Records from a dataset
— begin —
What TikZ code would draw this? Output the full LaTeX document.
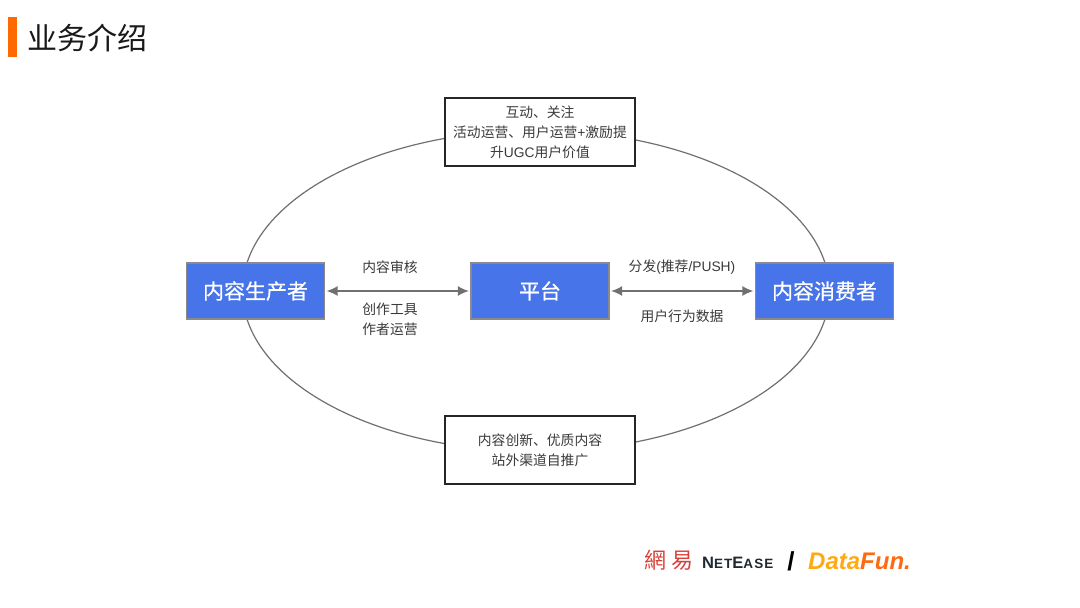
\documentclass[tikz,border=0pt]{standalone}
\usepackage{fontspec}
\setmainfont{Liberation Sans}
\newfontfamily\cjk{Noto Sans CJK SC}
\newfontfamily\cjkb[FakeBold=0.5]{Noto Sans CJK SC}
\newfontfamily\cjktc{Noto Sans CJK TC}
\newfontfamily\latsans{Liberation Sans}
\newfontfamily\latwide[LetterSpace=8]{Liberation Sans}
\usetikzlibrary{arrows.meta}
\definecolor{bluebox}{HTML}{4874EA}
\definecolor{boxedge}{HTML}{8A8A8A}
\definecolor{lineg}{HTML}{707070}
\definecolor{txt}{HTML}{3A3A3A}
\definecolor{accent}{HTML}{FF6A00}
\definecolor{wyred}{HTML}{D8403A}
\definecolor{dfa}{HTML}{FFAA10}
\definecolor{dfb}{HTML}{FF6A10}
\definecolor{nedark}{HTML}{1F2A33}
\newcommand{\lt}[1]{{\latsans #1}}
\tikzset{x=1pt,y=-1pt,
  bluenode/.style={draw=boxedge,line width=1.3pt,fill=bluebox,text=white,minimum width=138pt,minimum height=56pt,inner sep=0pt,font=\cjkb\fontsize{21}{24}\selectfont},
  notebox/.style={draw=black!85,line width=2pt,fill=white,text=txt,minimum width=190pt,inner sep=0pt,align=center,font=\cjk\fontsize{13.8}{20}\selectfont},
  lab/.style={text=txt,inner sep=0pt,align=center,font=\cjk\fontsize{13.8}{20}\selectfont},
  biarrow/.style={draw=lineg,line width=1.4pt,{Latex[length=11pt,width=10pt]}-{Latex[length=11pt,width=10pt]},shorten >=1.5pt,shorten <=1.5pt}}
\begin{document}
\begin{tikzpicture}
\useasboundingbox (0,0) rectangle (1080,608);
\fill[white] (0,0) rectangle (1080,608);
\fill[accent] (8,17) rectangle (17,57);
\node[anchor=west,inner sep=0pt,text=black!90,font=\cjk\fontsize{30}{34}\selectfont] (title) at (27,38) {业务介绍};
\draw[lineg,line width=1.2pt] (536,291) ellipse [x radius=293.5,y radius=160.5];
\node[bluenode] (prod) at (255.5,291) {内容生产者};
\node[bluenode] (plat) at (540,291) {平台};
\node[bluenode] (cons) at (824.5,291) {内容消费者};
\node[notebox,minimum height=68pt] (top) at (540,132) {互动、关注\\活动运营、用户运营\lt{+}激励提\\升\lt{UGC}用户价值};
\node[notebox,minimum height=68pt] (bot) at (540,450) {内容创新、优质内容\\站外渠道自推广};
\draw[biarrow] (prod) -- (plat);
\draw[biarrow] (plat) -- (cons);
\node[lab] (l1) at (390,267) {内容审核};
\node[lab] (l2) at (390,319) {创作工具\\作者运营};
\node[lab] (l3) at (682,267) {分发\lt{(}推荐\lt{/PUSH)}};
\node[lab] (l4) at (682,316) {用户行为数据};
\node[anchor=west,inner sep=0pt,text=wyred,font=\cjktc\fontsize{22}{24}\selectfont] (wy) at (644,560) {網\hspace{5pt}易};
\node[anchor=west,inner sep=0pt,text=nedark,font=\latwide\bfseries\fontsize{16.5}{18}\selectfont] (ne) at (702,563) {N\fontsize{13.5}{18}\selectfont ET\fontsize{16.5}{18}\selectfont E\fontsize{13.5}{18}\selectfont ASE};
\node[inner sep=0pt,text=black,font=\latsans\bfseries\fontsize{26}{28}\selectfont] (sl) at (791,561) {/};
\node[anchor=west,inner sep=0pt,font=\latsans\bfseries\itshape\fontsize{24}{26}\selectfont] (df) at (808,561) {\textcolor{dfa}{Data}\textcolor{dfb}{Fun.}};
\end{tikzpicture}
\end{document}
— end —
— begin —
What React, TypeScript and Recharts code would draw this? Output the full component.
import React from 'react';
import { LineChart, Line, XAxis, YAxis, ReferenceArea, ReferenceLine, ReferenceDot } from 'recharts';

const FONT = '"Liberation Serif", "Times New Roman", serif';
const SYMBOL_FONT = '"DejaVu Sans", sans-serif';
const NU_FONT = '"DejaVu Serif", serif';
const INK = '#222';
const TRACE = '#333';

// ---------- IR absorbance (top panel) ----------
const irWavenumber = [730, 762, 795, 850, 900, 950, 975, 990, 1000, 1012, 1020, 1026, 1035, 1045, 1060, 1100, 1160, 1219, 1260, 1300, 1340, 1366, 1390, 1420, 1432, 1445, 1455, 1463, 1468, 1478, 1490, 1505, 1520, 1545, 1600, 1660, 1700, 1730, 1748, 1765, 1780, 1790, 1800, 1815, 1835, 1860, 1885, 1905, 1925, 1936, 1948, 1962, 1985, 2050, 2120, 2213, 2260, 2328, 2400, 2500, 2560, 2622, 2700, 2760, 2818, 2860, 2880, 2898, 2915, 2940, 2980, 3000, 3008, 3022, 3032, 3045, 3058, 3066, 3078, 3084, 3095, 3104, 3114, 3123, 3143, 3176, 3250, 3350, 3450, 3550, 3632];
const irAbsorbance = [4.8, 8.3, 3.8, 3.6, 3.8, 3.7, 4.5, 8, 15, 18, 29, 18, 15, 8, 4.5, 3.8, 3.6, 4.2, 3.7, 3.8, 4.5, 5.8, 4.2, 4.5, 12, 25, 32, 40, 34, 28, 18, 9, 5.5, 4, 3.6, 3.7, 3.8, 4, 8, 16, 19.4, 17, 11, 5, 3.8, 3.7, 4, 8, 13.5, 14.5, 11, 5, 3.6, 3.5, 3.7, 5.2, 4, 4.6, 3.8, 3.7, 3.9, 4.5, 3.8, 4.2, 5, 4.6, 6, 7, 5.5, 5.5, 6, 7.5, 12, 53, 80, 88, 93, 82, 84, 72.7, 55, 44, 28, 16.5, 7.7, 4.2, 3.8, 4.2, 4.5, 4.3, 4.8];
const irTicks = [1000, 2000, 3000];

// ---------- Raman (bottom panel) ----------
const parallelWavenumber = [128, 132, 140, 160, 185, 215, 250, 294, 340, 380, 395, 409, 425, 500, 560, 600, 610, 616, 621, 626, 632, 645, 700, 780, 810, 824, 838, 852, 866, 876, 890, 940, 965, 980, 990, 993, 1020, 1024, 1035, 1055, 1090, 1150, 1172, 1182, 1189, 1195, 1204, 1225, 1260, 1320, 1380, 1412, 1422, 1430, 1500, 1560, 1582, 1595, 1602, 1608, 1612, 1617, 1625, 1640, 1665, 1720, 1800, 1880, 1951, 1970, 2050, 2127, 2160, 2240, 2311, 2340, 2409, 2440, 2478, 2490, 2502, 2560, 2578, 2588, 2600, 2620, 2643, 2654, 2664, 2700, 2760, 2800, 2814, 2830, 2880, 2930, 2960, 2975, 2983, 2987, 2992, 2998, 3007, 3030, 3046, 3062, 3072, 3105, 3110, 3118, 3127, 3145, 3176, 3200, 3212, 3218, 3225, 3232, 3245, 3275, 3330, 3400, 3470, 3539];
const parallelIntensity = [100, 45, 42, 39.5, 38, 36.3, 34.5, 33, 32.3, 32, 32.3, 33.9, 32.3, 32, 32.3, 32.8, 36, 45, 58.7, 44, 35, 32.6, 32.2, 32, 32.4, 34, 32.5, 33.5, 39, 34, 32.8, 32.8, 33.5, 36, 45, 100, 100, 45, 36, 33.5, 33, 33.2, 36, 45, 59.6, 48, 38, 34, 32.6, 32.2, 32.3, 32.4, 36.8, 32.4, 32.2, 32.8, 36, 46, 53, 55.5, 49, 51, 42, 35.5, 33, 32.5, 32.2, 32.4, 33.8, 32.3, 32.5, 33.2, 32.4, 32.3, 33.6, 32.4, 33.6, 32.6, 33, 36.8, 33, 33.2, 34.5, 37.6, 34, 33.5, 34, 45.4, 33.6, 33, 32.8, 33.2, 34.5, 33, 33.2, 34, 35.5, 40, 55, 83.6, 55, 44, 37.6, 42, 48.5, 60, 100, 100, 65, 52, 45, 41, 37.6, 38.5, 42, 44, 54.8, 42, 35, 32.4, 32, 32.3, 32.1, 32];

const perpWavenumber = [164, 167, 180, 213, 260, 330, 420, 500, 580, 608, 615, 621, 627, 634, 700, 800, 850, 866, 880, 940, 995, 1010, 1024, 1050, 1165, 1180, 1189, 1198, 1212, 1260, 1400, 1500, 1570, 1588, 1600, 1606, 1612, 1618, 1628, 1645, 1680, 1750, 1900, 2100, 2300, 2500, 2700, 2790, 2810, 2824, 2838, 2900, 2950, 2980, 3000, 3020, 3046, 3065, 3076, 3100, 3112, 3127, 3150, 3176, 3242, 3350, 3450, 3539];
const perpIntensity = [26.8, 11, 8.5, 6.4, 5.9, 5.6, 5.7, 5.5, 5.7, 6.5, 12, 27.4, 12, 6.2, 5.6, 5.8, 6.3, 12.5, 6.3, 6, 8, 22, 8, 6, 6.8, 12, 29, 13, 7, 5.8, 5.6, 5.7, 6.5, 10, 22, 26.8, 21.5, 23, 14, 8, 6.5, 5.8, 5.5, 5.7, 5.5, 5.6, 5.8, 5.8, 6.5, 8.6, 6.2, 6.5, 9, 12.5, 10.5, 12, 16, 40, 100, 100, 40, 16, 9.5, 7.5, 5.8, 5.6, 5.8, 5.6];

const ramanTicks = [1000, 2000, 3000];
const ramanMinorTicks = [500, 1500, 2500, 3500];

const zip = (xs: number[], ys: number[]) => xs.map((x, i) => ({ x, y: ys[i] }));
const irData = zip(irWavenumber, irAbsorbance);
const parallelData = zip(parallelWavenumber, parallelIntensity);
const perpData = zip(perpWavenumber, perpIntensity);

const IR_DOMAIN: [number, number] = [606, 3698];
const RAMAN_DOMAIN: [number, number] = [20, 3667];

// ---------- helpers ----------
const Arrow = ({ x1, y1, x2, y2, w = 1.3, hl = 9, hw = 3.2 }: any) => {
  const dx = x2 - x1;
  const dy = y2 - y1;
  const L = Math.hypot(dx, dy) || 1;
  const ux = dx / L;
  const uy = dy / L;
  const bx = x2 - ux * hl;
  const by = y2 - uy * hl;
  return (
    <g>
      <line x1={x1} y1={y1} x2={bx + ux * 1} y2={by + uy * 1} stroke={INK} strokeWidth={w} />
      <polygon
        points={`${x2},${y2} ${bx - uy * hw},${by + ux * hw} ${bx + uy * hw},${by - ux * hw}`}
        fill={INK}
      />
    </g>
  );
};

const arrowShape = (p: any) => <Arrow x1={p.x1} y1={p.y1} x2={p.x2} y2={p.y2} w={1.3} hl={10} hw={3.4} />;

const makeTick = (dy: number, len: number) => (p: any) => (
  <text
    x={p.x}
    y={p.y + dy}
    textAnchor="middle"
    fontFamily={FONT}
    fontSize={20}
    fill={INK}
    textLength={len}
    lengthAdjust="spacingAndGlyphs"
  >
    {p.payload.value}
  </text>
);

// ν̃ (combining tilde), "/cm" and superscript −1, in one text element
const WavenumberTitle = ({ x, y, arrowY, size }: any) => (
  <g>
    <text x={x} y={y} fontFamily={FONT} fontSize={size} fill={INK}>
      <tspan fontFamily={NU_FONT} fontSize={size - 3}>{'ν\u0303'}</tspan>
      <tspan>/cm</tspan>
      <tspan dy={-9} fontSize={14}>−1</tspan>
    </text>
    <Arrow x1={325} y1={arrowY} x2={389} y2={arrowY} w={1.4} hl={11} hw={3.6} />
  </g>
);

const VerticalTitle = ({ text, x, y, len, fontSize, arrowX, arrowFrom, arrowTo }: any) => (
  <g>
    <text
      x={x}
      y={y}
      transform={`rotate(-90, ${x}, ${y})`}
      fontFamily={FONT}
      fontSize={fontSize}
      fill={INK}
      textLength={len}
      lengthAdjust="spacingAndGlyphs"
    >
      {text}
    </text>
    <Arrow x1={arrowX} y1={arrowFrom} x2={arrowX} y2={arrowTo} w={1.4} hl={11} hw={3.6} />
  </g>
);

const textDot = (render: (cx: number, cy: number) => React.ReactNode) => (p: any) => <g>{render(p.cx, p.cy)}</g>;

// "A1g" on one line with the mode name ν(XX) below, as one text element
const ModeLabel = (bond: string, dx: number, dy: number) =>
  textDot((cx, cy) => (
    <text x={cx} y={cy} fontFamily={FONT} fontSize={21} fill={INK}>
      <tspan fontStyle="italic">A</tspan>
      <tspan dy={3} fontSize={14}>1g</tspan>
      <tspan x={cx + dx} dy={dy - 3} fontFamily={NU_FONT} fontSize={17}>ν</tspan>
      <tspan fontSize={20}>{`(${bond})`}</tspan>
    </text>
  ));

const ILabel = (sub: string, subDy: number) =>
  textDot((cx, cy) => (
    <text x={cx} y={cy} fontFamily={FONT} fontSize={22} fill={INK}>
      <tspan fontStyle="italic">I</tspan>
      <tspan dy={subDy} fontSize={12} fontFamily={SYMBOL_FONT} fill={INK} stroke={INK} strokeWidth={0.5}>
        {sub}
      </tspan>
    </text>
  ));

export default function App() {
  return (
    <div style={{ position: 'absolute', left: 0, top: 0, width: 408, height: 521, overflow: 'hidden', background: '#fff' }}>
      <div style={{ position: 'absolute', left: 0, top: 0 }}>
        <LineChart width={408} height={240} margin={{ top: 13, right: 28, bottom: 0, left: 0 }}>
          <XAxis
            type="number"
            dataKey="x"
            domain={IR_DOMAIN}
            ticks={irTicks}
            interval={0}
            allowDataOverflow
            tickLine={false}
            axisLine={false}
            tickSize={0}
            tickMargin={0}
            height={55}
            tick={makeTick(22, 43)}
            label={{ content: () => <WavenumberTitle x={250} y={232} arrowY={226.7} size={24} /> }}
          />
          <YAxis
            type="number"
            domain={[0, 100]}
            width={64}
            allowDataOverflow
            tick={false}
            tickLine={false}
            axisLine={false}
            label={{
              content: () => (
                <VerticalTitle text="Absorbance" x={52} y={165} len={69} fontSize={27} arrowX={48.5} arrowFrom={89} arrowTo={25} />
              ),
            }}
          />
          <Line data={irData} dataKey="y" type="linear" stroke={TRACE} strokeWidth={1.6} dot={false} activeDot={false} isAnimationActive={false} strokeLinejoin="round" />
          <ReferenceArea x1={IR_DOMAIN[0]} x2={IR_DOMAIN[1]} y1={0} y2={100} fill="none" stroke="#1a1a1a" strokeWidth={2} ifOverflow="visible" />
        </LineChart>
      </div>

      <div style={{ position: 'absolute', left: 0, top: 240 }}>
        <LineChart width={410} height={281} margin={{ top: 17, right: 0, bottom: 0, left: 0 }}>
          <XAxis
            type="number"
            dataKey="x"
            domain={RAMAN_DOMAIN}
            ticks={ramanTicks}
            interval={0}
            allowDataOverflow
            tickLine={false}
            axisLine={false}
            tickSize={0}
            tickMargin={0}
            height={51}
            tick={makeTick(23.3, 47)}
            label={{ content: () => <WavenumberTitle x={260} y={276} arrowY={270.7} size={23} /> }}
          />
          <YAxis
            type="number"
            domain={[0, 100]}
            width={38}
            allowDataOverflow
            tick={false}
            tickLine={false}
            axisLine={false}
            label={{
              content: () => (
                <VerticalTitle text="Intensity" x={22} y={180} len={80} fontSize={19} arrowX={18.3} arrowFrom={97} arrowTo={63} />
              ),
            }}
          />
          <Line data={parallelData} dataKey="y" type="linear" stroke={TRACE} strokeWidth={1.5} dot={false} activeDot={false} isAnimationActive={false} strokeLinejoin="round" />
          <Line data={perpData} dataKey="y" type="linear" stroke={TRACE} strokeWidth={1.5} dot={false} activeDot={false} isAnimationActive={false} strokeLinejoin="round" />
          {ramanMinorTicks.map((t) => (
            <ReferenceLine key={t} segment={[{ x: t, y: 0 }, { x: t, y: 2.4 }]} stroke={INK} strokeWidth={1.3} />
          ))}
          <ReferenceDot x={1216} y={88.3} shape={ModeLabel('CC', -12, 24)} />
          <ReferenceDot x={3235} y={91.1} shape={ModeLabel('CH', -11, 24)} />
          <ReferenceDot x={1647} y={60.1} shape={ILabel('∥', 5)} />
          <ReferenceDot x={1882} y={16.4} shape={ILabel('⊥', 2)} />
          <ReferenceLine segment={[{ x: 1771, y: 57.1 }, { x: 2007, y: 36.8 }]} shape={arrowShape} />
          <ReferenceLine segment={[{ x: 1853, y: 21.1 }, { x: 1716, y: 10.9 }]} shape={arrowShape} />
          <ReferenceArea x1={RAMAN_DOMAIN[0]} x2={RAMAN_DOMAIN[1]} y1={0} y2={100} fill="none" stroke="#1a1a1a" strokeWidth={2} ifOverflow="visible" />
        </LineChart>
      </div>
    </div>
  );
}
— end —
Extract exactly and only these lines: the line containing "What React, TypeScript", the line containing "const TRACE = '#333';", and every line between them.

:: TASK OUTPUT ::
What React, TypeScript and Recharts code would draw this? Output the full component.
import React from 'react';
import { LineChart, Line, XAxis, YAxis, ReferenceArea, ReferenceLine, ReferenceDot } from 'recharts';

const FONT = '"Liberation Serif", "Times New Roman", serif';
const SYMBOL_FONT = '"DejaVu Sans", sans-serif';
const NU_FONT = '"DejaVu Serif", serif';
const INK = '#222';
const TRACE = '#333';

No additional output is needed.